Spricht man von den ganz frühen Achtzigern, bekommen alte Säcke auch deshalb so einen verklärten Blick, weil im Untergrund noch alles so muckelig, einträchtig und vor allem übersichtlich war. Die 100er-Marshalls brummten schon, man wusste, gleich wird’s richtig laut, aber zunächst mal erschienen so wenig Alben, dass sich nicht nur theoretisch, sondern ganz praktisch alles weghören ließ. Für Deutschland gilt das besonders, es gab die Scorpions und Accept, dann musste man einmal durchatmen, und dann kamen Mass, Faithful Breath, Rampage, Viva, Bullet, Sin City und Railway. Klar habe ich ein paar vergessen.

Obwohl die deutsche Szene also noch dabei war, sich von Mutti Snaggletooth auf die Kutte nähen zu lassen, konnte jeder Headbanger bereits hören, wie sehr der harte Sound den Mainstream infiltrierte. Grobschnitt, die Nina Hagen Band, Interzone, Cats TV, Fee oder Spliff stehen eigentlich nicht im Verdacht, mit der Headbanger-Plebs viel am Hut zu haben, und trotzdem braten einem da ganz selbstverständlich High-Distortion-Riffs um die Ohren. Das war eigentlich schon eine Vorausdeutung auf die alsbaldige Metal-Hochkonjunktur.

Bekanntestes Beispiel ist wohl Udo Lindenbergs »Keule«-Album, für das er sein Panikorchester mal ein paar Tage freigibt und die Dienste von Metallern in Anspruch nimmt. George Lynch (Gitarre), Juan Croucier (Bass) und Mick Brown (Drums) spielen hauptberuflich bei Dokken, die im Jahr zuvor ihr ausgezeichnetes Debüt »Breaking the Chains« veröffentlicht haben und in den USA bald richtig viele Platten verkaufen. Hier sorgen sie für die musikalischen Breitseiten, die seinen schlichten zeitkritischen Kommentaren »Urmensch«, »Zwischen Rhein und Aufruhr«, »Ratten« und vor allem »Gesetz« die nötige Überzeugungskraft verleihen.

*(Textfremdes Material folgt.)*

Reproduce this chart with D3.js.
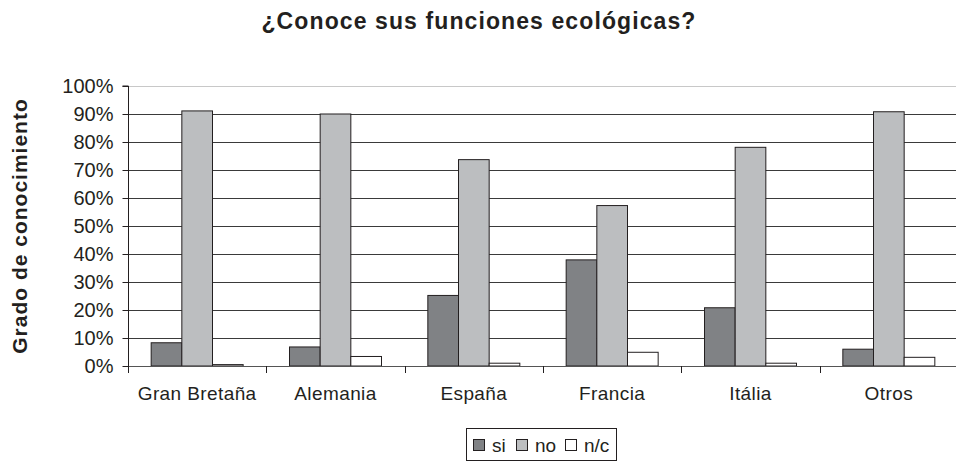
<!DOCTYPE html>
<html>
<head>
<meta charset="utf-8">
<script src="https://cdn.jsdelivr.net/npm/d3@7"></script>
<style>
  body { margin: 0; background: #fff; }
  svg { display: block; font-family: "Liberation Sans", Arial, sans-serif; }
</style>
</head>
<body>
<svg id="chart" width="956" height="462"></svg>
<script>
// Data
const categories = ['Gran Bretaña', 'Alemania', 'España', 'Francia', 'Itália', 'Otros'];
const seriesNames = ['si', 'no', 'n/c'];
const si = [8.3, 6.8, 25.2, 37.9, 20.8, 6.0];
const no = [91.1, 90.0, 73.7, 57.3, 78.1, 90.8];
const nc = [0.5, 3.4, 1.0, 4.9, 1.0, 3.1];
const yTicks = [0, 10, 20, 30, 40, 50, 60, 70, 80, 90, 100];
const colors = ['#808285', '#bcbec0', '#ffffff'];

const svg = d3.select('#chart');
const plot = { left: 128, right: 958, top: 86, bottom: 366 };

const x0 = d3.scaleBand()
  .domain(categories)
  .range([plot.left, plot.right])
  .paddingInner(0.335)
  .paddingOuter(0.1675);

const x1 = d3.scaleBand()
  .domain(seriesNames)
  .range([0, x0.bandwidth()]);

const y = d3.scaleLinear()
  .domain([0, 100])
  .range([plot.bottom, plot.top]);

// Gridlines
svg.append('g')
  .selectAll('line')
  .data(yTicks.filter(d => d > 0))
  .enter()
  .append('line')
  .attr('x1', plot.left)
  .attr('x2', plot.right)
  .attr('y1', d => Math.round(y(d)) + 0.5)
  .attr('y2', d => Math.round(y(d)) + 0.5)
  .attr('stroke', d => d === 100 ? '#c8c8c8' : '#3a3a3a')
  .attr('stroke-width', 1);

// Bars
const rows = categories.map((c, i) => ({ cat: c, vals: [si[i], no[i], nc[i]] }));
const groups = svg.append('g')
  .selectAll('g')
  .data(rows)
  .enter()
  .append('g')
  .attr('transform', d => `translate(${x0(d.cat)},0)`);

groups.selectAll('rect')
  .data(d => d.vals.map((v, j) => ({ key: seriesNames[j], v, j })))
  .enter()
  .append('rect')
  .attr('x', d => x1(d.key))
  .attr('y', d => y(d.v))
  .attr('width', x1.bandwidth())
  .attr('height', d => y(0) - y(d.v))
  .attr('fill', d => colors[d.j])
  .attr('stroke', '#231f20')
  .attr('stroke-width', 1);

// X axis
const xAxis = svg.append('g')
  .attr('transform', `translate(0,${plot.bottom})`);
xAxis.append('line')
  .attr('x1', plot.left).attr('x2', plot.right)
  .attr('y1', 0.5).attr('y2', 0.5)
  .attr('stroke', '#555');
const bounds = categories.map(c => x0(c) - x0.step() * x0.paddingInner() / 2);
xAxis.selectAll('.tick')
  .data(bounds.slice(1))
  .enter()
  .append('line')
  .attr('x1', d => Math.round(d) + 0.5)
  .attr('x2', d => Math.round(d) + 0.5)
  .attr('y1', 0)
  .attr('y2', 7)
  .attr('stroke', '#231f20');
xAxis.selectAll('text')
  .data(categories)
  .enter()
  .append('text')
  .attr('x', d => x0(d) + x0.bandwidth() / 2)
  .attr('y', 34)
  .attr('text-anchor', 'middle')
  .attr('font-size', 19)
  .attr('letter-spacing', 0.4)
  .attr('fill', '#231f20')
  .text(d => d);

// Y axis
svg.append('g')
  .attr('transform', `translate(${plot.left + 0.5},0)`)
  .call(d3.axisLeft(y).tickValues(yTicks).tickSize(6).tickPadding(9).tickFormat(d => d + '%'))
  .call(g => g.select('.domain').attr('stroke', '#231f20').attr('d', `M-6,${plot.top}H0V${plot.bottom + 7}`))
  .call(g => g.selectAll('.tick line').attr('stroke', '#231f20'))
  .call(g => g.selectAll('.tick text')
    .attr('font-size', 20)
    .attr('font-family', '"Liberation Sans", Arial, sans-serif')
    .attr('fill', '#231f20'));

// Title
svg.append('text')
  .attr('x', 479)
  .attr('y', 29)
  .attr('text-anchor', 'middle')
  .attr('font-size', 23)
  .attr('font-weight', 'bold')
  .attr('letter-spacing', 1.1)
  .attr('fill', '#231f20')
  .text('¿Conoce sus funciones ecológicas?');

// Y label
svg.append('text')
  .attr('transform', `translate(27,${(plot.top + plot.bottom) / 2}) rotate(-90)`)
  .attr('text-anchor', 'middle')
  .attr('font-size', 21)
  .attr('font-weight', 'bold')
  .attr('letter-spacing', 1)
  .attr('fill', '#231f20')
  .text('Grado de conocimiento');

// Legend
const legend = svg.append('g');
legend.append('rect')
  .attr('x', 466.5).attr('y', 428.5)
  .attr('width', 150).attr('height', 32)
  .attr('fill', '#fff')
  .attr('stroke', '#231f20');
const legendX = [473, 516, 565];
seriesNames.forEach((s, i) => {
  legend.append('rect')
    .attr('x', legendX[i] + 0.5).attr('y', 439.5)
    .attr('width', 11).attr('height', 11)
    .attr('fill', colors[i])
    .attr('stroke', '#231f20');
  legend.append('text')
    .attr('x', legendX[i] + 19)
    .attr('y', 452)
    .attr('font-size', 19)
    .attr('fill', '#231f20')
    .text(s);
});
</script>
</body>
</html>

»Gesetz« ist auch textlich Heavy Metal. Er formuliert zunächst die altbekannte Rockerwiderständigkeit: »Ihr habt mich nicht gefragt, ob ich geboren werden will. / Jetzt will ich auch nicht, dass ihr mir sagt, wie ich leben soll. / Ich, ich bin die Saat, die endlich aufgeht. / Ich bin der Aufstand, der jetzt aufsteht und der jetzt losgeht. / Ich, ich leb’ nach eigenen Gesetzen / Zu eurem Schrecken und Entsetzen, ich bin ich.« Und gleich darauf folgt die Vergesellschaftung, aus dem rebellischen Ich wird ein Wir: »Abgepackt und abgefuckt, vorgekaut und zugebaut total. / Wir wollen kein Leben wie’n Paket aus dem Supermarktregal. / Das Gesetz, das sind wir. / Das Gesetz sind wir.« Aber das ist noch nicht alles, am Ende steht die Drohung. »Noch sind wir ein Fluss, / Doch bald sind wir ein reißender Strom«.

Diese Selbstermächtigungsphantasie könnte auch von einer richtigen Metal-Band stammen, die wie so oft in den Anfangstagen des Genres die Erschaffung der eigenen Subkultur mit markigen Worten glorifiziert. Auf englisch, versteht sich. Musikalisch besteht daran jedenfalls kein Zweifel. Die satt im Hall stehende, wie auf einer Galeere paukende Snare, die schön zerhäckselten Riffs und nicht zuletzt die sich an Eddie Van Halen heranwanzende Leadgitarre sind US-Hair-Metal, bevor es dafür einen Namen gab.